- _Required work_
Copy exactly, and only, the lines below from the first through the one containing "const y = d3.scaleLinear().domain([0, 140]).range([413, 38]);", both included; pictures are omitted.

>> start

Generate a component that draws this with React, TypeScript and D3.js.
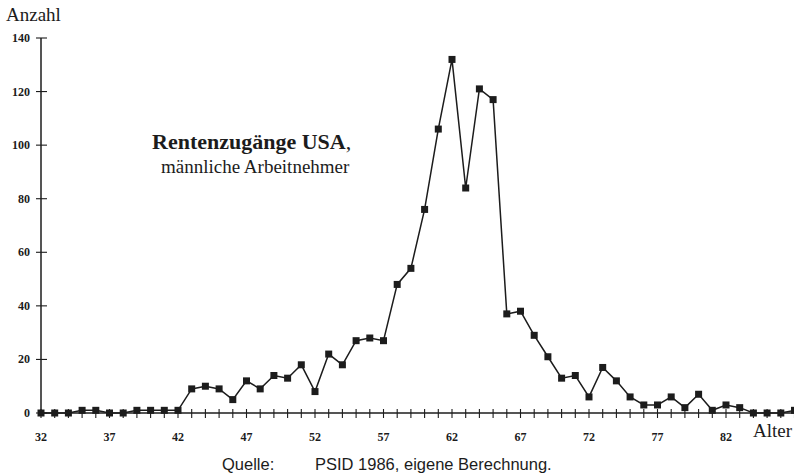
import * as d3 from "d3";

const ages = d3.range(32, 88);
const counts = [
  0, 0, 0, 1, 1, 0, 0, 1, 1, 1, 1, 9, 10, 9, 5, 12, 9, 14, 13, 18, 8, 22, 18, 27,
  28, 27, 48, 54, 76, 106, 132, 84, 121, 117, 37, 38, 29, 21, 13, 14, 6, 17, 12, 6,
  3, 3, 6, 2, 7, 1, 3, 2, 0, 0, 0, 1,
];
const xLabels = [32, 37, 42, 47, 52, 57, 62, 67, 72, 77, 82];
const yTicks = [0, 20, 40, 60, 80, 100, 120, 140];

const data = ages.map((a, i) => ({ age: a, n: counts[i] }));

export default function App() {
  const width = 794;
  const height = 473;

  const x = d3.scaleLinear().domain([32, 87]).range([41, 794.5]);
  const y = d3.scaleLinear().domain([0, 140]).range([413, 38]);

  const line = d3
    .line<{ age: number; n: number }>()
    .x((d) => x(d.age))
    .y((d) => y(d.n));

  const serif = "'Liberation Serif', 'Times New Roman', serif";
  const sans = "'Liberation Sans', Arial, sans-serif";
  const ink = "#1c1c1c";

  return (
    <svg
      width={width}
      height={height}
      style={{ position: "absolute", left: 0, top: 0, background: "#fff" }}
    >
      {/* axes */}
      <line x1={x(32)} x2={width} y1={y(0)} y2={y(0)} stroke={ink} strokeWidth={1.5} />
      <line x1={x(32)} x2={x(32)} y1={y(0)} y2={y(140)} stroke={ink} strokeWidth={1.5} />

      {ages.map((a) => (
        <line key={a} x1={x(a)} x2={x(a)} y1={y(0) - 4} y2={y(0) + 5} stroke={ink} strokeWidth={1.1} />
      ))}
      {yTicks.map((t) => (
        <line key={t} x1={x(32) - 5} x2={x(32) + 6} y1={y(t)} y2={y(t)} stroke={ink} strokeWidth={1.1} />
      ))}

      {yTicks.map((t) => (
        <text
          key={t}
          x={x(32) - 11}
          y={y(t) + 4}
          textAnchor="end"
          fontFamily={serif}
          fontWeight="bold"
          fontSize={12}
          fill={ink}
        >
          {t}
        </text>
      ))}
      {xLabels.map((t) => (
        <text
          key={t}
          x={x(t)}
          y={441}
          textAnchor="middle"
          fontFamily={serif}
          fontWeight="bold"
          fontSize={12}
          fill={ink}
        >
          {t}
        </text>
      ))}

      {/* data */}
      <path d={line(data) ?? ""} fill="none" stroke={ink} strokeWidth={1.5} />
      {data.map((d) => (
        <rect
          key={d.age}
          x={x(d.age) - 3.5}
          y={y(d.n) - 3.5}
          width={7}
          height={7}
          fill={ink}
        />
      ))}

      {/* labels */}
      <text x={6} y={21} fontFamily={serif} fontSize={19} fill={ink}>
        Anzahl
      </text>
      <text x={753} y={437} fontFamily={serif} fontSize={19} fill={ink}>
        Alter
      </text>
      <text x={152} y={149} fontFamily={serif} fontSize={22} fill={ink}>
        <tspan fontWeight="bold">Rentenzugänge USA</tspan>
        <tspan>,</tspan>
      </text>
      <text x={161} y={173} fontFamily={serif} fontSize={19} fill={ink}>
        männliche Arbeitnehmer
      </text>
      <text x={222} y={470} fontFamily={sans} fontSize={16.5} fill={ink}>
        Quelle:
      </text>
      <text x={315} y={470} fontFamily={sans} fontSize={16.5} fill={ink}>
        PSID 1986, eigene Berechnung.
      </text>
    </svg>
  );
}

>> end

- _Written answer_
Generate a component that draws this with React, TypeScript and D3.js.
import * as d3 from "d3";

const ages = d3.range(32, 88);
const counts = [
  0, 0, 0, 1, 1, 0, 0, 1, 1, 1, 1, 9, 10, 9, 5, 12, 9, 14, 13, 18, 8, 22, 18, 27,
  28, 27, 48, 54, 76, 106, 132, 84, 121, 117, 37, 38, 29, 21, 13, 14, 6, 17, 12, 6,
  3, 3, 6, 2, 7, 1, 3, 2, 0, 0, 0, 1,
];
const xLabels = [32, 37, 42, 47, 52, 57, 62, 67, 72, 77, 82];
const yTicks = [0, 20, 40, 60, 80, 100, 120, 140];

const data = ages.map((a, i) => ({ age: a, n: counts[i] }));

export default function App() {
  const width = 794;
  const height = 473;

  const x = d3.scaleLinear().domain([32, 87]).range([41, 794.5]);
  const y = d3.scaleLinear().domain([0, 140]).range([413, 38]);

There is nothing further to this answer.